RÉPERCUSSIONS NÉGATIVES- Il convient aussi de souligner que les blessures émotionnelles touchent de nombreuses personnes qui, malheureusement, ne sont ni conscientes de ce qu’elles vivent encore moins des répercussions négatives de ces blessures. « Quand on est touché moralement, cela nous affecte sur tous les plans. On est loin des autres, on s’isole, on ne peut plus être efficace au travail, et cela peut rendre notre vie de plus en plus malheureuse», explique le psychologue Abderrahmane Coulibaly selon lequel, il n’y a pas de temps défini pour guérir, mais tout dépend de la sensibilité, du ressenti de la douleur, et du vécu de la personne, étant donné que les gens n’ont pas la même résilience.
Par exemple, une personne victime d’abandon dans son enfance, n’agira de la même façon que celui ne l’a pas été, quand leurs conjoints prennent la décision de se séparer d’elles. Selon lui, lorsqu’une blessure morale nous est infligée, au début, on encaisse. Plus, ça se répète, plus on se plaint, on en parle, on crie ou on pleure. Ce sont là, les expressions de la douleur, souligne-t-il. On extériorise notre ressenti et quand la solution n’est pas trouvée, ces ressentis augmentent et affectent la personne. Alors, ce sont les troubles du sommeil, le manque d’appétit, plus de violence dans les regards, et dans les propos qui sont au menu. Ces choses nous arrivent très souvent alors que ceux qui nous font du mal, passent à autre chose ou n’en ont pas conscience.
D’où les cas de dépression. Par exemple, explique le spécialiste, si on entend, une personne dire « moi je ne dis plus rien, je m’occupe de ma vie, il peut faire tout ce qu’il veut, je m’en fiche, ce sont mes enfants qui m’intéressent. »
Là, c’est la douleur qui parle. Ce sont les phrases extériorisées par la victime qui se trouve dans un état de déni. Elle croit que la douleur n’existe plus, alors qu’elle est là et évolue, en sourdine. C’est en ce moment que l’on développe des maladies chroniques comme le diabète, l’hyper-tension ou l’ulcère, etc. Pour le médecin, les blessures émotionnelles sont souvent engendrées par la haine, qui devient comme des braises pour notre corps. à défaut de les laisser tomber, on finit par se brûler tout le corps, déplore- t-il.

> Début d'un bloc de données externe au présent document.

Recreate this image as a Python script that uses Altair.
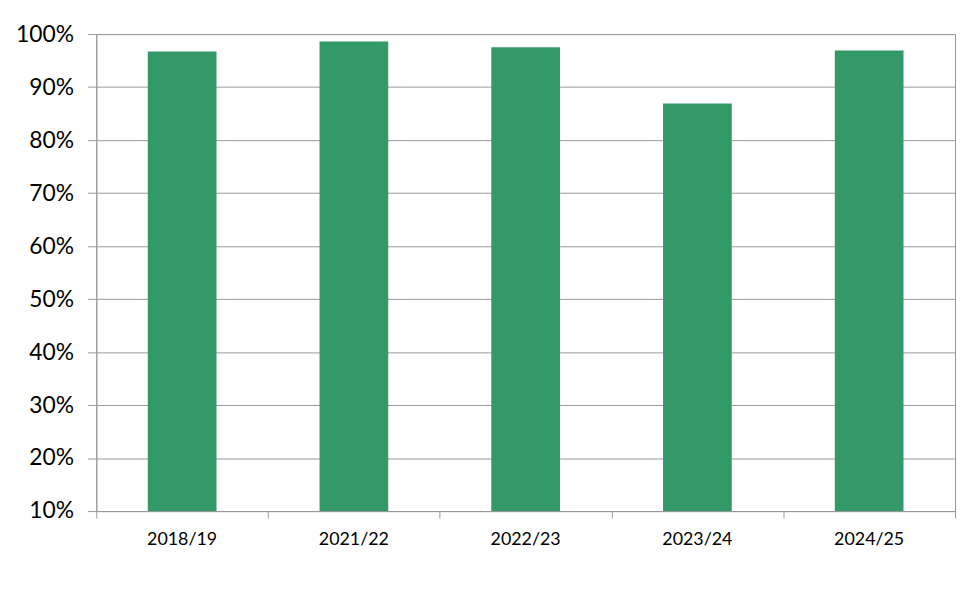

SAVOIR LÂCHER PRISE ET PARDONNER-Pour A.D, face à ces situations, il faut savoir lâcher prise, ou se confier à la bonne personne, c’est-à-dire quelqu’un qui sait écouter sans juger, qui comprend, et qui vous réconforte. L’autre solution, c’est le pardon, la tolérance les uns envers les autres afin d’éviter la rancœur et l’esprit de vengeance. La rancune détruit. Raison pour laquelle, ceux qui ne pardonnent pas ont tendance à vite vieillir et vivent mal.

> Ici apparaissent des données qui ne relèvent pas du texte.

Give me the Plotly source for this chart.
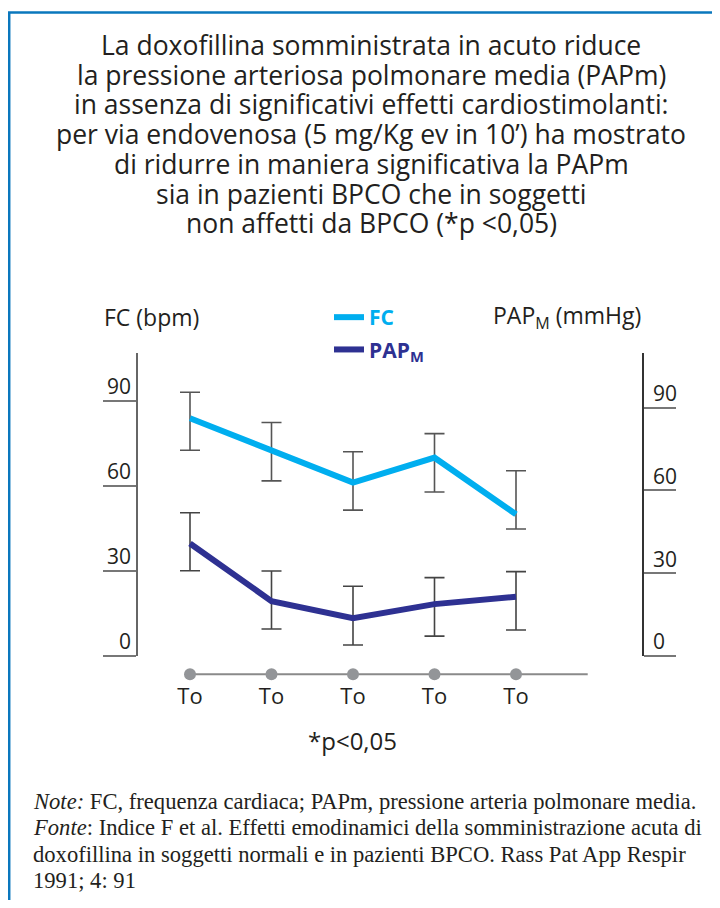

Le pardon est un élément essentiel dans la vie de l’être humain. Il est biblique et, fortement cité dans le Saint Coran. Selon les chrétiens, le pardon est divin, il établit la paix dans la communauté. Alexandre Dembélé, un responsable de l’église de Sirakoro indique que le pardon est défini dans la Bible comme est un pansement pour le cœur. Il aide à nettoyer, à laver et cicatriser les plaies émotionnelles. « Nous le devons pour notre bien-être. On ne pardonne pas pour faire plaisir à notre gourou, mais la paix intérieure n’a pas de prix », assure-t-il. En général, les malfaiteurs se moquent de notre état d’âme, de notre ressenti. Bien au contraire, certains se réjouissent même de savoir que ce qu’ils font, nous fait du mal, poursuit-il.
Pouvoir rendre coup pour coup, mais choisir de pardonner, c’est ce qui est recommandé en islam. «Allah a dit : quand tu es blessé ne répond pas par le mal parce que le feu n’éteint pas le feu. Repousse le mal par ce qui est meilleur. Ainsi, celui avec qui tu as une animosité devient un ami chaleureux. Ne voudriez-vous pas que le bon Dieu vous pardonne vos péchés ? Alors pardonnez à ceux qui vous ont offensé, Cela est bien meilleur pour vous le jour de la résurrection », soutient Karamoko Moustaph Coulibaly.